To begin, Friday’s labor market report was not the game changer many thought it might be. Overall, it was generally a good report. Payrolls expanded by 171,000, well ahead of expectations and the best reading in months. In addition, the numbers for September were revised upward. On the downside, hourly earnings stagnated, wage growth continues to slow and the unemployment rate ticked up from 7.8% to 7.9%. All in all, a good report but one that is unlikely to have a significant impact on what is a proving to be a very tight race.

Just how tight? Most national polls have the two candidates in a dead heat. A bottom-up state-by-state analysis still suggests Obama is more likely to win, but that view largely rests on the assumption that the President can hold onto Ohio and Wisconsin.

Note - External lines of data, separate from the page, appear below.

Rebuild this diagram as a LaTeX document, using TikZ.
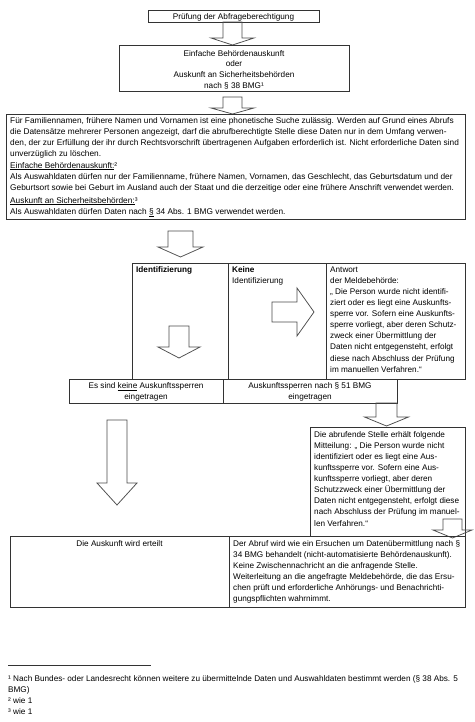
\documentclass[tikz,border=0pt]{standalone}
\usepackage{fontspec}
\setmainfont{Liberation Sans}
\newcommand{\downblock}[6]{% cx, shaft half, head half, ytop, ybase, ytip
  \draw[arr] ({#1-#2},#4) -- ({#1-#2},#5) -- ({#1-#3},#5) -- (#1,#6) -- ({#1+#3},#5) -- ({#1+#2},#5) -- ({#1+#2},#4) -- cycle;}
\newcommand{\fl}{\rule{0pt}{8pt}}
\begin{document}
\begin{tikzpicture}[x=1pt,y=-1pt,
  box/.style={draw=black!80, line width=0.75pt},
  arr/.style={draw=black!70, line width=0.75pt},
  txt/.style={inner sep=0pt, font=\fontsize{8.2}{11.1}\selectfont, align=left, anchor=north west},
  bigtxt/.style={txt, font=\fontsize{8.3}{11.1}\selectfont},
  ctxt/.style={inner sep=0pt, font=\fontsize{8.2}{10.8}\selectfont, align=center, anchor=north}]
\useasboundingbox (0,0) rectangle (474,722);
\fill[white] (0,0) rectangle (474,722);

% box 1
\draw[box] (148,10) rectangle (319,22);
\node[ctxt] (t1) at (233.5,11) {\fl Prüfung der Abfrageberechtigung};
\downblock{232.5}{9.5}{21.5}{22}{38}{45}

% box 2
\draw[box] (119,45) rectangle (349,91);
\node[ctxt] (t2) at (234,48) {\fl Einfache Behördenauskunft\\oder\\Auskunft an Sicherheitsbehörden\\nach § 38 BMG¹};
\downblock{232.5}{9.5}{21.5}{97}{108}{114}

% box 3
\draw[box] (6,114) rectangle (465,219);
\node[bigtxt] (p1) at (10,115) {\fl Für Familiennamen, frühere Namen und Vornamen ist eine phonetische Suche zulässig. Werden auf Grund eines Abrufs\\
die Datensätze mehrerer Personen angezeigt, darf die abrufberechtigte Stelle diese Daten nur in dem Umfang verwen-\\
den, der zur Erfüllung der ihr durch Rechtsvorschrift übertragenen Aufgaben erforderlich ist. Nicht erforderliche Daten sind\\
unverzüglich zu löschen.};
\node[bigtxt] (p2) at (10,160) {\fl\underline{Einfache Behördenauskunft:}²\\
Als Auswahldaten dürfen nur der Familienname, frühere Namen, Vornamen, das Geschlecht, das Geburtsdatum und der\\
Geburtsort sowie bei Geburt im Ausland auch der Staat und die derzeitige oder eine frühere Anschrift verwendet werden.};
\node[bigtxt] (p3) at (10,195) {\fl\underline{Auskunft an Sicherheitsbehörden:}³\\
Als Auswahldaten dürfen Daten nach \underline{§} 34 Abs. 1 BMG verwendet werden.};
\downblock{180.5}{12.5}{22.5}{231}{247}{257}

% table
\draw[box] (132,263) rectangle (465,379);
\draw[box] (228,263) -- (228,379);
\draw[box] (326,263) -- (326,379);
\node[txt] (c1) at (136,264) {\fl\textbf{Identifizierung}};
\node[txt] (c2) at (232,264) {\fl\textbf{Keine}\\Identifizierung};
\node[txt] (c3) at (330,264) {\fl Antwort\\der Meldebehörde:\\„ Die Person wurde nicht identifi-\\ziert oder es liegt eine Auskunfts-\\sperre vor. Sofern eine Auskunfts-\\sperre vorliegt, aber deren Schutz-\\zweck einer Übermittlung der\\Daten nicht entgegensteht, erfolgt\\diese nach Abschluss der Prüfung\\im manuellen Verfahren.“};
\downblock{179}{10}{21}{326}{347}{358}
\draw[arr] (272,302) -- (297,302) -- (297,288) -- (314,312) -- (297,336) -- (297,322) -- (272,322) -- cycle;

% row 2
\draw[box] (69,379) rectangle (397,403);
\draw[box] (223,379) -- (223,403);
\node[ctxt] (r1) at (146,380.5) {\fl Es sind \underline{keine} Auskunftssperren\\eingetragen};
\node[ctxt] (r2) at (310,380.5) {\fl Auskunftssperren nach § 51 BMG\\eingetragen};
\downblock{117}{10}{20}{420}{483}{505}
\downblock{386.5}{10.5}{22}{403}{417}{426}

% box abrufende Stelle
\draw[box] (310,427) rectangle (465,536);
\node[txt] (m1) at (314,429) {\fl Die abrufende Stelle erhält folgende\\Mitteilung: „ Die Person wurde nicht\\identifiziert oder es liegt eine Aus-\\kunftssperre vor. Sofern eine Aus-\\kunftssperre vorliegt, aber deren\\Schutzzweck einer Übermittlung der\\Daten nicht entgegensteht, erfolgt diese\\nach Abschluss der Prüfung im manuel-\\len Verfahren.“};
\downblock{452.5}{9.5}{19.5}{519}{530}{538}

% bottom row
\draw[box] (10,536) rectangle (465,607);
\draw[box] (229,536) -- (229,607);
\node[ctxt] (b1) at (119.5,538) {\fl Die Auskunft wird erteilt};
\node[txt] (b2) at (233,538) {\fl Der Abruf wird wie ein Ersuchen um Datenübermittlung nach §\\34 BMG behandelt (nicht-automatisierte Behördenauskunft).\\Keine Zwischennachricht an die anfragende Stelle.\\Weiterleitung an die angefragte Meldebehörde, die das Ersu-\\chen prüft und erforderliche Anhörungs- und Benachrichti-\\gungspflichten wahrnimmt.};

% footnotes
\coordinate (fa) at (8,665);
\coordinate (fb) at (151,665);
\draw[black!80, line width=0.75pt] (fa) -- (fb);
\node[txt] (f1) at (8,673) {\fl ¹ Nach Bundes- oder Landesrecht können weitere zu übermittelnde Daten und Auswahldaten bestimmt werden (§ 38 Abs. 5\\BMG)\\² wie 1\\³ wie 1};
\end{tikzpicture}
\end{document}
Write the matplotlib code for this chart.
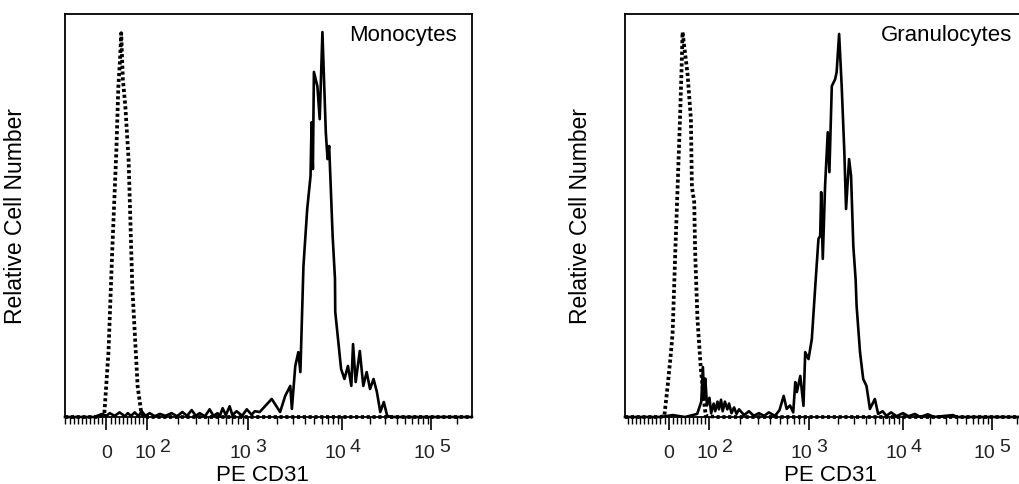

Beyond the White House, the House of Representatives is almost certain to remain in Republican hands, while the Senate appears headed towards something close to a 50-50 split. In other words, no party is likely to exit this election with a clear mandate.

Not having a mandate could matter a great deal when it comes to avoiding the fiscal cliff. From the perspective of financial markets, the most important issue near term is how the election will impact a possible fiscal cliff dive. If we see a Republican sweep – where Governor Romney wins and the Republicans recapture the Senate – the administration would be likely to retroactively rescind most of the expected tax hikes, removing a good part of the fiscal drag. If that happens, we could see a near-term “risk on” trade, particularly for US stocks.

However, under alternative scenarios – a narrow Obama victory or a Romney victory coupled with the Democrats keeping the Senate – the risks of going over the fiscal cliff go up. If either of those occur – and at this point there is a good chance they could — we’d expect a pickup in volatility going into the end of the year.